The next stage could be about insurance, For instance, by allowing a capital base of Rs 2 billion, and foreigners a stake of 26 per cent only, you are allowing foreign investment of only Rs 520 million. This also means that Indian companies have to invest Rs 1.48 billion. Now how many Indian companies are willing to do so? Not too many. And not many foreign parties will be willing to put in Rs 520 million for just a 26 per cent stake. Hence, insurance is a key factor in the next stage.

The second key aspect is really pushing forward disinvestment. The government should disinvest throughout the year rather than wait till the end of the fiscal year and then sort of hurry up. It should also avoid going in for cross-holdings and, instead, sell off the companies to private parties.
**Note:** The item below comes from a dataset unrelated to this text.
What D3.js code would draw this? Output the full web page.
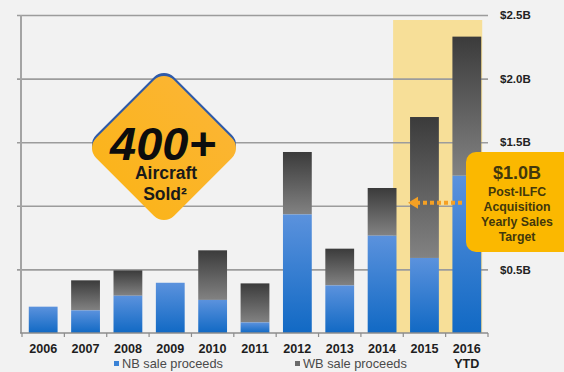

If the government wants to get a greater price for public sector units, then it could initially sell off just 25, 30 or 40 per cent but it should hand over management control. And once the private management turns the PSU into a profitable business, the government should sell off the remaining shares at a much higher price.

Just look at some statistics. Five of the top 10 companies by market capitalisation were PSUs, 25 of the top 100 by market cap were PSUs. That accounts for over 50 per cent of the market capitalisation. In addition, there are whole list of government companies that are not even listed, such as NTPC etc. There are companies that are not even corporatised, let alone listed! If you add all this together, it is not impossible to assume that 70 per cent of all business activities by value are in the PSU domain.

Disinvestment will revolutionise the country, besides sending positive vibes to the international market. Let me give you an example of the UK. In 1979, the cost of subsidising the public sector in the UK cost around $500 per man, woman and child in that country. Today, most of these units have been privatised and, in taxes alone, not even counting the profits, these units generate $500 per man, woman and child in the country.

Thus the government gets a double benefit -- its benefits by selling off the loss-making units, and then earns from them by way of taxes. Let me add that, in the UK, the managements were not changed after the public sector units were privatised. The same management, not under political control, could turn around their companies.

Last question. How do you continue to view India?

I think India continues to have the most enormous potential. But the difficulty lies in its ability to realise that potential. And to be brutally honest, at the moment I do not see enough signs of India fulfilling its potential.